* [Work instructions]:
Read the records below and copy each line that contains "React".

:: Listed records

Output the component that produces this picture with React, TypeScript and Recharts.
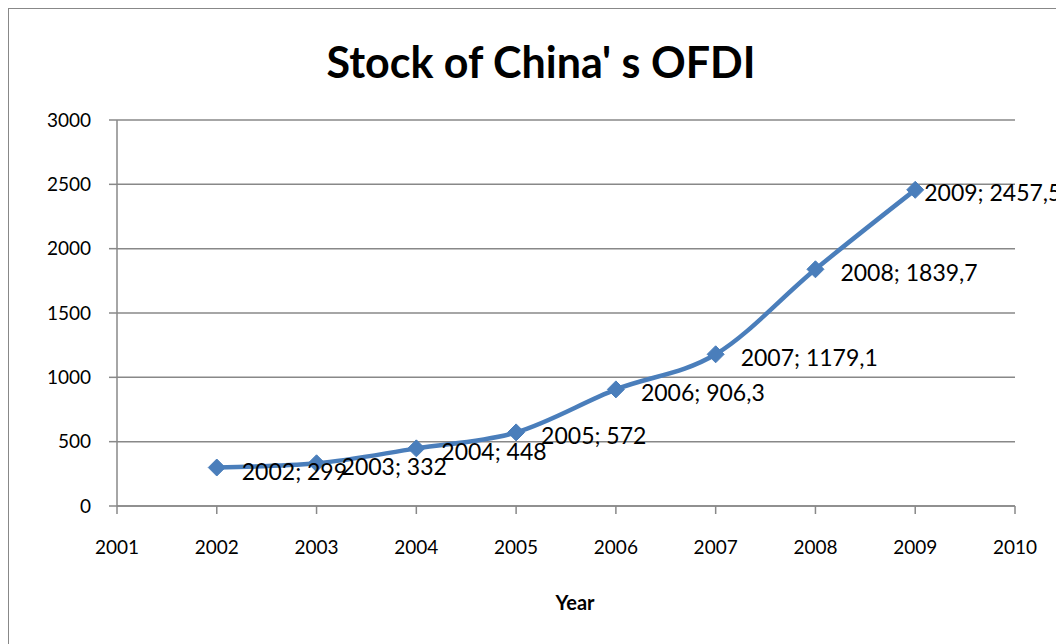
import React from 'react';
import { LineChart, Line, XAxis, YAxis, CartesianGrid, LabelList } from 'recharts';

const years = [2002, 2003, 2004, 2005, 2006, 2007, 2008, 2009];
const values = [299, 332, 448, 572, 906.3, 1179.1, 1839.7, 2457.5];
const xTicks = [2001, 2002, 2003, 2004, 2005, 2006, 2007, 2008, 2009, 2010];
const yTicks = [0, 500, 1000, 1500, 2000, 2500, 3000];
const title = "Stock of China' s OFDI";
const xTitle = 'Year';

const data = years.map((y, i) => ({
  year: y,
  value: values[i],
  label: `${y}; ${String(values[i]).replace('.', ',')}`,
}));

const FONT = 'Lato, "Open Sans", sans-serif';
const BLUE = '#4A7EBB';

const Diamond = (props: any) => {
  const { cx, cy } = props;
  if (cx == null || cy == null) return null;
  const s = 8.5;
  return (
    <polygon
      points={`${cx},${cy - s} ${cx + s},${cy} ${cx},${cy + s} ${cx - s},${cy}`}
      fill={BLUE}
      stroke={BLUE}
      strokeWidth={1}
    />
  );
};

const DataLabel = (props: any) => {
  const { x, y, value, index } = props;
  const last = index === data.length - 1;
  return (
    <text
      x={x + (last ? 9 : 25)}
      y={y + (last ? 2 : 3)}
      dominantBaseline="central"
      fontSize={23}
      fontFamily={FONT}
      fill="#000"
    >
      {value}
    </text>
  );
};

export default function App() {
  const W = 1100;
  const H = 660;
  return (
    <div
      style={{
        position: 'relative',
        width: W,
        height: H,
        border: '1.5px solid #888',
        boxSizing: 'content-box',
        background: '#fff',
        fontFamily: FONT,
      }}
    >
      <div
        style={{
          position: 'absolute',
          left: 0,
          width: 1064,
          top: 25,
          textAlign: 'center',
          fontSize: 43,
          fontWeight: 700,
          lineHeight: '56px',
          color: '#000',
        }}
      >
        {title}
      </div>
      <LineChart width={W} height={H} data={data} margin={{ top: 111, right: 94, left: 0, bottom: 103 }}>
        <CartesianGrid vertical={false} stroke="#888" strokeWidth={1.5} />
        <XAxis
          dataKey="year"
          type="number"
          domain={[2001, 2010]}
          ticks={xTicks}
          interval={0}
          allowDecimals={false}
          height={60}
          axisLine={{ stroke: '#888', strokeWidth: 1.5 }}
          tickLine={{ stroke: '#888', strokeWidth: 1.5 }}
          tickSize={8}
          tickMargin={27}
          tick={{ fontSize: 19, fontFamily: FONT, fill: '#000' }}
        />
        <YAxis
          type="number"
          domain={[0, 3000]}
          ticks={yTicks}
          interval={0}
          width={108}
          axisLine={{ stroke: '#888', strokeWidth: 1.5 }}
          tickLine={{ stroke: '#888', strokeWidth: 1.5 }}
          tickSize={8}
          tickMargin={18}
          tick={{ fontSize: 19, fontFamily: FONT, fill: '#000' }}
        />
        <Line
          type="monotone"
          dataKey="value"
          stroke={BLUE}
          strokeWidth={4.5}
          dot={<Diamond />}
          activeDot={false}
          isAnimationActive={false}
        >
          <LabelList dataKey="label" content={<DataLabel />} />
        </Line>
      </LineChart>
      <div
        style={{
          position: 'absolute',
          left: 466,
          width: 200,
          top: 578,
          textAlign: 'center',
          fontSize: 20,
          fontWeight: 700,
          lineHeight: '30px',
          color: '#000',
        }}
      >
        {xTitle}
      </div>
    </div>
  );
}
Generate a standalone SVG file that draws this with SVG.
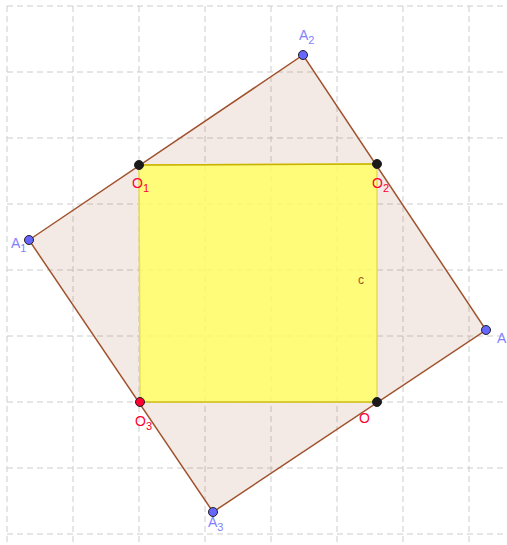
<svg xmlns="http://www.w3.org/2000/svg" width="507" height="545" viewBox="0 0 507 545">
<style>
.grid line{stroke:#cccccc;stroke-width:1;stroke-dasharray:6,4}
.pt{stroke:#202020;stroke-width:1}
.lblA{font-family:"Liberation Sans",Arial,sans-serif;font-size:14px;fill:#7f7fff}
.lblO{font-family:"Liberation Sans",Arial,sans-serif;font-size:14px;fill:#ff0033}
.sub{font-size:11px}
</style>
<rect width="507" height="545" fill="#ffffff"/>
<g class="grid">
<line x1="7" y1="6" x2="7" y2="545"/>
<line x1="73" y1="6" x2="73" y2="545"/>
<line x1="139" y1="6" x2="139" y2="545"/>
<line x1="205" y1="6" x2="205" y2="545"/>
<line x1="271" y1="6" x2="271" y2="545"/>
<line x1="337" y1="6" x2="337" y2="545"/>
<line x1="403" y1="6" x2="403" y2="545"/>
<line x1="469" y1="6" x2="469" y2="545"/>
<line x1="7" y1="6" x2="507" y2="6"/>
<line x1="7" y1="72" x2="507" y2="72"/>
<line x1="7" y1="138" x2="507" y2="138"/>
<line x1="7" y1="204" x2="507" y2="204"/>
<line x1="7" y1="270" x2="507" y2="270"/>
<line x1="7" y1="336" x2="507" y2="336"/>
<line x1="7" y1="402" x2="507" y2="402"/>
<line x1="7" y1="468" x2="507" y2="468"/>
<line x1="7" y1="534" x2="507" y2="534"/>
</g>
<g id="bigSquare">
<polygon points="29,240 303,55 486,330 213,512" fill="#a0522d" fill-opacity="0.12" stroke="#a0522d" stroke-width="1.5"/>
</g>
<g id="yellowSquare">
<polygon points="139,165 377,164 377,402 140,402" fill="#ffff66" fill-opacity="0.85" stroke="#e8dc55" stroke-width="1.5"/>
<line x1="139" y1="165" x2="377" y2="164" stroke="#c8b400" stroke-width="1.5"/>
<line x1="140" y1="402" x2="377" y2="402" stroke="#c8b400" stroke-width="1"/>
<text x="358" y="284" font-family="'Liberation Sans',Arial,sans-serif" font-size="12" fill="#a0522d">c</text>
</g>
<g id="A1"><circle class="pt" cx="29" cy="240" r="4.5" fill="#6666ff"/><text class="lblA" x="11" y="248">A<tspan class="sub" dy="4">1</tspan></text></g>
<g id="A2"><circle class="pt" cx="303" cy="55" r="4.5" fill="#6666ff"/><text class="lblA" x="299" y="40">A<tspan class="sub" dy="4">2</tspan></text></g>
<g id="A"><circle class="pt" cx="486" cy="330" r="4.5" fill="#6666ff"/><text class="lblA" x="497" y="343">A</text></g>
<g id="A3"><circle class="pt" cx="213" cy="512" r="4.5" fill="#6666ff"/><text class="lblA" x="208" y="527">A<tspan class="sub" dy="4">3</tspan></text></g>
<g id="O1"><circle class="pt" cx="139" cy="165" r="4.5" fill="#1a1a1a"/><text class="lblO" x="132" y="188">O<tspan class="sub" dy="4">1</tspan></text></g>
<g id="O2"><circle class="pt" cx="377" cy="164" r="4.5" fill="#1a1a1a"/><text class="lblO" x="372" y="188">O<tspan class="sub" dy="4">2</tspan></text></g>
<g id="O3"><circle class="pt" cx="140" cy="402" r="4.5" fill="#ff0033"/><text class="lblO" x="135" y="426">O<tspan class="sub" dy="4">3</tspan></text></g>
<g id="O"><circle class="pt" cx="377" cy="402" r="4.5" fill="#1a1a1a"/><text class="lblO" x="359" y="423">O</text></g>
</svg>
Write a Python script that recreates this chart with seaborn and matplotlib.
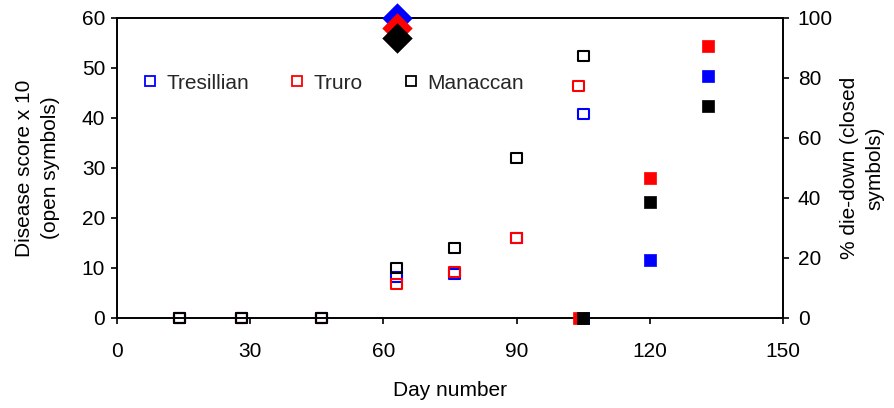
import matplotlib
matplotlib.use("Agg")
import matplotlib.pyplot as plt
from matplotlib.lines import Line2D
import seaborn as sns
import pandas as pd

sns.set_theme(style="white")
plt.rcParams["font.family"] = ["Liberation Sans", "DejaVu Sans"]

sites = ["Tresillian", "Truro", "Manaccan"]
colors = ["#0000ff", "#ff0000", "#000000"]

# Disease score x 10 (open symbols, left axis)
score_days = {
    "Tresillian": [14, 28, 46, 63, 76, 90, 105],
    "Truro": [14, 28, 46, 63, 76, 90, 104],
    "Manaccan": [14, 28, 46, 63, 76, 90, 105],
}
score_vals = {
    "Tresillian": [0, 0, 0, 8.2, 8.8, 16, 40.8],
    "Truro": [0, 0, 0, 6.8, 9.2, 16, 46.4],
    "Manaccan": [0, 0, 0, 10, 14, 32, 52.4],
}

# % die-down (closed symbols, right axis)
die_days = {
    "Tresillian": [105, 120, 133],
    "Truro": [104, 120, 133],
    "Manaccan": [105, 120, 133],
}
die_vals = {
    "Tresillian": [0, 19.3, 80.7],
    "Truro": [0, 46.7, 90.7],
    "Manaccan": [0, 38.7, 70.7],
}

# Diamond markers on the left axis
diamond_day = [63, 63, 63]
diamond_vals = [60, 58, 56]

FS = 15

fig = plt.figure(figsize=(8.94, 4.08), dpi=100)
ax = fig.add_axes([0.1309, 0.2206, 0.745, 0.7353])
ax2 = ax.twinx()

for site, col in zip(sites, colors):
    df = pd.DataFrame({"day": score_days[site], "score": score_vals[site]})
    sns.scatterplot(data=df, x="day", y="score", ax=ax, marker="s", s=60,
                    facecolor="none", edgecolor=col, linewidth=1.5,
                    clip_on=False, zorder=3)

for site, col in zip(sites, colors):
    df = pd.DataFrame({"day": die_days[site], "pct": die_vals[site]})
    sns.scatterplot(data=df, x="day", y="pct", ax=ax2, marker="s", s=78,
                    color=col, edgecolor=col, linewidth=0.5,
                    clip_on=False, zorder=3)

for d, v, col in zip(diamond_day, diamond_vals, colors):
    sns.scatterplot(x=[d], y=[v], ax=ax2, marker="D", s=240,
                    color=col, edgecolor=col, linewidth=0,
                    clip_on=False, zorder=4,
                    transform=ax.transData)

ax.set_xlim(0, 150)
ax.set_ylim(0, 60)
ax2.set_ylim(0, 100)
ax.set_xticks(range(0, 151, 30))
ax.set_yticks(range(0, 61, 10))
ax2.set_yticks(range(0, 101, 20))

for a in (ax, ax2):
    for sp in a.spines.values():
        sp.set_color("black")
        sp.set_linewidth(1.2)
    a.tick_params(direction="out", length=4.5, width=1.2, color="black",
                  labelsize=FS, labelcolor="black")
ax.tick_params(axis="x", bottom=True, top=False, pad=13)
ax.tick_params(axis="y", left=True, right=False, pad=4)
ax2.tick_params(axis="y", left=False, right=True, pad=6)

ax.set_xlabel("Day number", fontsize=FS, color="black", labelpad=14)
ax.set_ylabel("Disease score x 10\n(open symbols)", fontsize=FS,
              color="black", multialignment="center", linespacing=1.45)
ax.yaxis.set_label_coords(-0.0856, 0.5)
ax2.set_ylabel("% die-down (closed\nsymbols)", fontsize=FS, color="black",
               multialignment="center", linespacing=1.45)
ax2.yaxis.set_label_coords(1.0856, 0.5)
ax.grid(False)
ax2.grid(False)

handles = [Line2D([], [], linestyle="none", marker="s", markersize=7,
                  markerfacecolor="none", markeredgecolor=c,
                  markeredgewidth=1.3) for c in colors]
ax.legend(handles, sites, ncol=3, frameon=False, loc="center left",
          bbox_to_anchor=(0.038, 0.783), borderaxespad=0, borderpad=0,
          handlelength=0.75, handletextpad=0.4, columnspacing=1.95,
          fontsize=FS)

fig.savefig("out.png", dpi=100)
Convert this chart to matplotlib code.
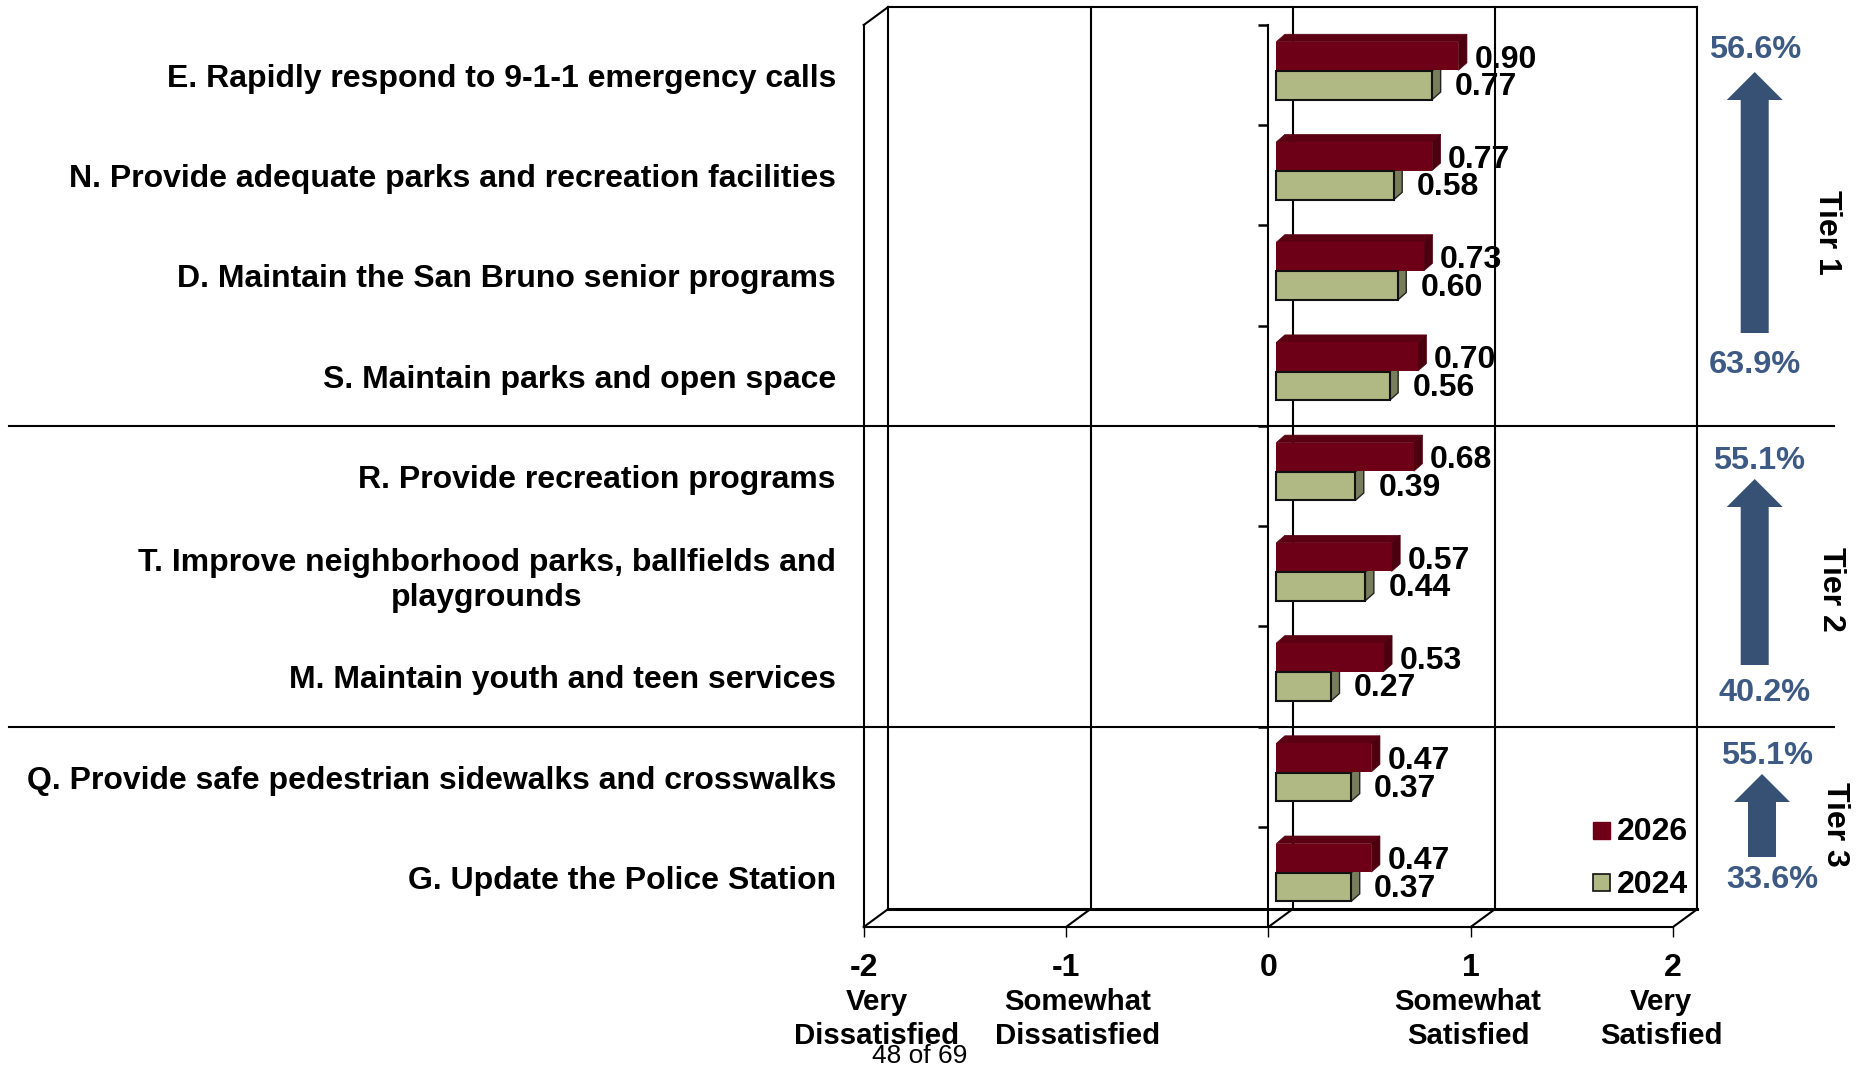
import matplotlib
matplotlib.use('Agg')
import numpy as np
import matplotlib.pyplot as plt
from matplotlib.patches import Polygon, FancyArrow, Rectangle

plt.rcParams['font.family'] = ['Liberation Sans', 'DejaVu Sans']

# ---- data
categories = ["E. Rapidly respond to 9-1-1 emergency calls",
              "N. Provide adequate parks and recreation facilities",
              "D. Maintain the San Bruno senior programs",
              "S. Maintain parks and open space",
              "R. Provide recreation programs",
              "T. Improve neighborhood parks, ballfields and\nplaygrounds",
              "M. Maintain youth and teen services",
              "Q. Provide safe pedestrian sidewalks and crosswalks",
              "G. Update the Police Station"]
values_2026 = [0.90, 0.77, 0.73, 0.70, 0.68, 0.57, 0.53, 0.47, 0.47]
values_2024 = [0.77, 0.58, 0.60, 0.56, 0.39, 0.44, 0.27, 0.37, 0.37]
x_ticks = [-2, -1, 0, 1, 2]
x_sublabels = ["Very\nDissatisfied", "Somewhat\nDissatisfied", "Somewhat\nSatisfied", "Very\nSatisfied"]
tier_names = ["Tier 1", "Tier 2", "Tier 3"]
tier_top_pct = ["56.6%", "55.1%", "55.1%"]
tier_bottom_pct = ["63.9%", "40.2%", "33.6%"]

RED, RED_TOP, RED_SIDE = '#6d0016', '#5a0012', '#4c000f'
GREEN, GREEN_SIDE = '#b0b884', '#787d5c'
BLUE_TXT, BLUE_ARROW = '#3d5a85', '#375175'

W, H = 1858, 1066
fig = plt.figure(figsize=(W / 100, H / 100), dpi=100)

# main axes, front plane of the old 3D excel chart
X0, X1, Y0, Y1 = 863.7, 1673.0, 25.0, 927.0
ax = fig.add_axes([X0 / W, 1 - Y1 / H, (X1 - X0) / W, (Y1 - Y0) / H])
ax.set_xlim(-2, 2)
ax.set_ylim(9, 0)
ax.patch.set_alpha(0)
for s in ['top', 'right']:
    ax.spines[s].set_visible(False)
ax.spines['left'].set_position(('data', 0))
ax.spines['left'].set_linewidth(1.5)
ax.spines['bottom'].set_linewidth(1.5)
ax.spines['left'].set_zorder(2)
ax.set_xticks(x_ticks)
ax.set_xticklabels(['-2', '-1', '0', '1', '2'], fontsize=23, fontweight='bold')
ax.tick_params(axis='x', length=7, width=1, pad=12)
ax.set_yticks(np.arange(0, 9))
ax.set_yticklabels([])
ax.tick_params(axis='y', length=7, width=1.8)

px_x = 4.0 / (X1 - X0)
px_y = 9.0 / (Y1 - Y0)
wall_dx, wall_dy = 24.5 * px_x, 18.0 * px_y

# walls and floor
line = dict(color='black', lw=1.5, clip_on=False, zorder=1, solid_capstyle='projecting')
ax.plot([-2, -2], [0, 9], **line)
ax.plot([-2, -2 + wall_dx], [0, -wall_dy], **line)
ax.plot([-2 + wall_dx, 2 + wall_dx], [-wall_dy, -wall_dy], **line)
ax.plot([2 + wall_dx, 2 + wall_dx], [-wall_dy, 9 - wall_dy], **line)
ax.plot([-2 + wall_dx, 2 + wall_dx], [9 - wall_dy, 9 - wall_dy], color='black', lw=2.2, clip_on=False, zorder=1)
for t in x_ticks:
    ax.plot([t, t + wall_dx], [9, 9 - wall_dy], **line)
    if t < 2:
        ax.plot([t + wall_dx, t + wall_dx], [-wall_dy, 9 - wall_dy], **line)

# bars
y = np.arange(len(categories))
left = 8 * px_x
bar_dx, bar_dy = 8.5 * px_x, 7.5 * px_y
red_top, bar_h = y + 0.167, 0.285
green_top = y + 0.459


def depth_faces(vals, tops, top_c, side_c, z):
    for v, t in zip(vals, tops):
        x = left + v
        b = t + bar_h
        ax.add_patch(Polygon([(left, t), (left + bar_dx, t - bar_dy), (x + bar_dx, t - bar_dy), (x, t)],
                             facecolor=top_c, edgecolor=top_c, lw=0.5, zorder=z, clip_on=False))
        ax.add_patch(Polygon([(x, t), (x + bar_dx, t - bar_dy), (x + bar_dx, b - bar_dy), (x, b)],
                             facecolor=side_c, edgecolor='#222222' if side_c == GREEN_SIDE else side_c,
                             lw=1 if side_c == GREEN_SIDE else 0.5, zorder=z, clip_on=False))


depth_faces(values_2024, green_top, GREEN, GREEN_SIDE, 3)
depth_faces(values_2026, red_top, RED_TOP, RED_SIDE, 4)
ax.barh(red_top, values_2026, left=left, height=bar_h, align='edge', color=RED, zorder=5)
ax.barh(green_top, values_2024, left=left, height=bar_h, align='edge', color=GREEN,
        edgecolor='#111111', linewidth=1.5, zorder=6)

# value labels
for i in y:
    ax.text(left + values_2026[i] + 16 * px_x, i + 0.5 - 15.5 * px_y, '%.2f' % values_2026[i], fontsize=23,
            fontweight='bold', va='center', ha='left', zorder=8)
    ax.text(left + values_2024[i] + 23 * px_x, i + 0.5 + 12 * px_y, '%.2f' % values_2024[i], fontsize=23,
            fontweight='bold', va='center', ha='left', zorder=8)

# overlay in pixels for the things outside of the plot
over = fig.add_axes([0, 0, 1, 1])
over.set_xlim(0, W)
over.set_ylim(H, 0)
over.axis('off')

for i, c in enumerate(categories):
    over.text(836, Y0 + (i + 0.5) * 100.2 + 4, c, fontsize=23, fontweight='bold', ha='right', va='center',
              multialignment='center', linespacing=1.22)

for sep in [425.5, 726.5]:
    over.plot([9, 1834], [sep, sep], color='black', lw=1.5)

for cx, txt in zip([877, 1078, 1468, 1661], x_sublabels):
    over.text(cx, 1019, txt, fontsize=21.2, fontweight='bold', ha='center', va='center', linespacing=1.28)
over.text(920, 1056, "48 of 69", fontsize=19, ha='center', va='center')

# legend
over.add_patch(Rectangle((1593, 822), 17, 17, facecolor=RED, edgecolor=RED))
over.add_patch(Rectangle((1593, 874), 17, 17, facecolor=GREEN, edgecolor='#111111', lw=1.2))
over.text(1617, 832, "2026", fontsize=23, fontweight='bold', va='center')
over.text(1617, 885, "2024", fontsize=23, fontweight='bold', va='center')

# tier arrows
arrow_x = [1754.7, 1754.7, 1762]
arrow_tip = [72, 479, 774]
arrow_end = [333, 665, 857]
top_pos = [(1755, 50), (1759, 461), (1767, 756)]
bottom_pos = [(1755, 365), (1765, 693), (1772, 880)]
tier_pos = [(1827, 232), (1831, 589), (1835, 824)]
for k in range(3):
    over.add_patch(FancyArrow(arrow_x[k], arrow_end[k], 0, arrow_tip[k] - arrow_end[k], width=28, head_width=56,
                              head_length=28, length_includes_head=True, facecolor=BLUE_ARROW, edgecolor='none'))
    over.text(top_pos[k][0], top_pos[k][1], tier_top_pct[k], color=BLUE_TXT, fontsize=23.4, fontweight='bold',
              ha='center', va='center')
    over.text(bottom_pos[k][0], bottom_pos[k][1], tier_bottom_pct[k], color=BLUE_TXT, fontsize=23.4,
              fontweight='bold', ha='center', va='center')
    over.text(tier_pos[k][0], tier_pos[k][1], tier_names[k], rotation=-90, fontsize=23, fontweight='bold',
              ha='center', va='center')

fig.savefig('out.png', dpi=100)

::::

* [Solution below]:
Output the component that produces this picture with React, TypeScript and Recharts.
import React from 'react';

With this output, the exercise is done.